According to a recent article in the Wall Street Journal, the demand for older models in the fashion and beauty industry is exploding.
I’m sorry. Maybe “explode” is a trigger word. This might afford some of the most experienced models a flash of “rocket red glare, bombs bursting into the air”.
That’s right. When I say “older”, I don’t just mean hints of gray. Cosmetics giant L’Oréal currently employs Helen Mirren (age 77) and Jane Fonda (age 85), and these celebrities are just “young girls” compared to other spokespeople selling makeup and clothing.
(I’m still trying to secure an interview with one model who claims, “When I started, the entire fashion line consisted of fig leaves. My best friend failed to moisturize her skin and turned into a pillar of salt. You couldn’t strut your stuff on the runway while they did not part the waters.”)
For too long, mature women have allowed college-age influencers, teenage girls, or even creepily sexualized pre-teens to set impossible beauty standards for them. (“Hang on—before you bring home the bacon and fry it up in the pan, be sure to warm it up by making the bits and decorating the raft.”)
Blessed are the ladies for whom “class” means something other than copying a school algebra test.
Good genes, diet, exercise, skin care and attitude have given society plenty of older women who are incredibly beautiful. (So I’ve been told. I hate it when my wife reads over my shoulder!) Yet they’ve traditionally been saddled with fashion so shabby that a “come over here” look is met with, “Why? Do you need help milking the yaks?”
I am glad that we have moved away from the paradigm that models are getting younger and thinner. In memory of the disco night days of Studio 54, there is still talk of an ugly scene when a model became jealous of her own still untied umbilical cord.
One significant advantage of hiring older models is that they are more sensible and less likely to let the glamor and limelight rub off on them.
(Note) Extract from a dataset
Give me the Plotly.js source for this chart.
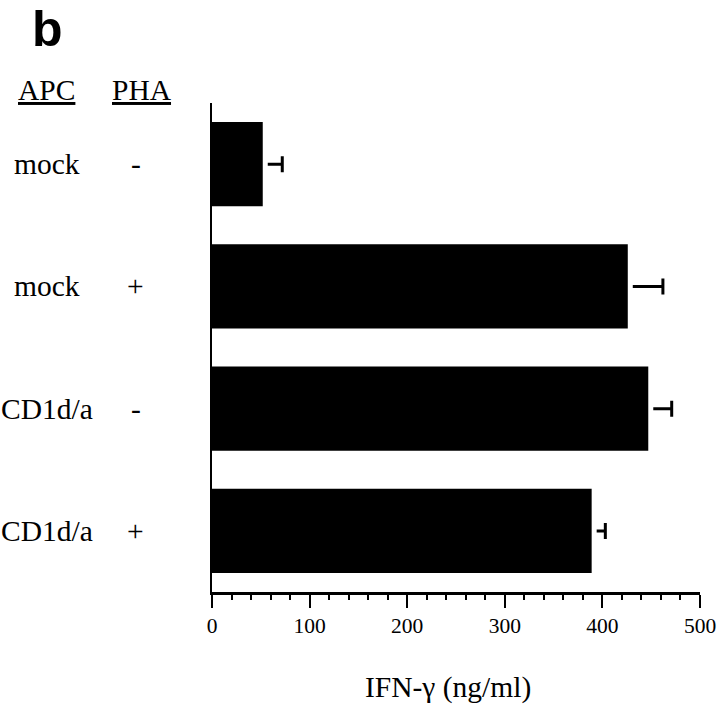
<!DOCTYPE html>
<html>
<head>
<meta charset="utf-8">
<script src="https://cdn.plot.ly/plotly-3.0.1.min.js"></script>
<style>html,body{margin:0;padding:0;background:#fff;}#chart{width:720px;height:713px;}</style>
</head>
<body>
<div id="chart"></div>
<script>
const apcLabels = ['mock', 'mock', 'CD1d/a', 'CD1d/a'];
const phaLabels = ['-', '+', '-', '+'];
const ifnValues = [52, 426, 447, 389];
const ifnErrors = [20, 36, 24, 14];
const xTickVals = [0, 100, 200, 300, 400, 500];

const keys = apcLabels.map((a, i) => a + ' ' + phaLabels[i]);
const serif = 'Liberation Serif, Times New Roman, serif';

// trace carrying the error bars (bar itself invisible)
const errTrace = {
  type: 'bar', orientation: 'h', y: keys, x: ifnValues,
  marker: {color: 'rgba(0,0,0,0)', line: {width: 0}},
  error_x: {type: 'data', array: ifnErrors, symmetric: false, arrayminus: ifnErrors.map(() => 0),
            color: '#000', thickness: 3, width: 8},
  hoverinfo: 'none'
};
// white halo producing the small gap between bar end and error bar
const haloTrace = {
  type: 'bar', orientation: 'h', y: keys, x: ifnValues,
  marker: {color: '#fff', line: {color: '#fff', width: 10}},
  hoverinfo: 'none'
};
const barTrace = {
  type: 'bar', orientation: 'h', y: keys, x: ifnValues,
  marker: {color: '#000', line: {width: 0}},
  hoverinfo: 'none'
};

const lblFont = {family: serif, size: 29.5, color: '#000'};
const annotations = [];
keys.forEach((k, i) => {
  annotations.push({xref: 'paper', yref: 'y', x: -0.338, y: k, text: apcLabels[i],
    showarrow: false, xanchor: 'center', yanchor: 'middle', font: lblFont});
  annotations.push({xref: 'paper', yref: 'y', x: -0.156, y: k, text: phaLabels[i],
    showarrow: false, xanchor: 'center', yanchor: 'middle', font: lblFont});
});
annotations.push({xref: 'paper', yref: 'paper', x: -0.340, y: 1.027, text: '<u>APC</u>',
  showarrow: false, xanchor: 'center', yanchor: 'middle', font: lblFont});
annotations.push({xref: 'paper', yref: 'paper', x: -0.143, y: 1.027, text: '<u>PHA</u>',
  showarrow: false, xanchor: 'center', yanchor: 'middle', font: lblFont});
annotations.push({xref: 'paper', yref: 'paper', x: -0.338, y: 1.1513, text: '<b>b</b>',
  showarrow: false, xanchor: 'center', yanchor: 'middle',
  font: {family: 'Liberation Sans, Arial, sans-serif', size: 50, color: '#000'}});
annotations.push({xref: 'paper', yref: 'paper', x: 0.484, y: -0.196, text: 'IFN-γ (ng/ml)',
  showarrow: false, xanchor: 'center', yanchor: 'middle', font: {family: serif, size: 29.5, color: '#000'}});

const layout = {
  width: 720, height: 713,
  margin: {l: 212, r: 20, t: 103, b: 121},
  paper_bgcolor: '#fff', plot_bgcolor: '#fff',
  showlegend: false,
  barmode: 'overlay',
  bargap: 0.31,
  xaxis: {
    range: [0, 500], showgrid: false, zeroline: false,
    showline: true, linecolor: '#000', linewidth: 2.5, layer: 'above traces',
    tickmode: 'array', tickvals: xTickVals, ticktext: xTickVals.map(String),
    ticks: 'outside', ticklen: 13, tickwidth: 2, tickcolor: '#000',
    minor: {dtick: 20, ticks: 'outside', ticklen: 5, tickwidth: 2, tickcolor: '#000', showgrid: false},
    tickfont: {family: serif, size: 21.5, color: '#000'}
  },
  yaxis: {
    type: 'category', autorange: 'reversed', showgrid: false, zeroline: false,
    showline: true, linecolor: '#000', linewidth: 2.5, layer: 'above traces',
    showticklabels: false, ticks: ''
  },
  annotations: annotations
};

Plotly.newPlot('chart', [errTrace, haloTrace, barTrace], layout, {staticPlot: true, displayModeBar: false});
</script>
</body>
</html>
However, there are other things that could cloud their judgement. (“Have you ever seen anything as beautiful as my grandson’s drawing of whatever-it-is? If I can’t get this on the next cover of an underwear magazine, my lawyer will be calling you, you bastard!”)
Of course, new advertising campaigns must be adapted to the current reality. Models who pleaded “Don’t hate me because I’m beautiful” in 1980s Pantene commercials would now plead, “Don’t hate me because I’ll empty the Social Security fund before you can. Bwahaha…”
I have to admit that not all of my friends are on board with the industry change. The article advertised “models over 50 whose faces tell a story.” One friend admitted, “Okay, their face can tell a story—as long as it’s not about walking five miles to school in the snow, uphill each way. Or the one about sharing a wild taxi ride with Guy Lombardo.”
To hell with him. We need brave models (male and female) who can inspire their contemporaries or those who want to be that age in a few years.
Maybe you or someone you know has a bright future in modeling.
Just be prepared for the hyper-competitive arena of citation seeking.
“As I told Francis Scott Key, what happens at Fort McHenry stays at Fort McHenry!”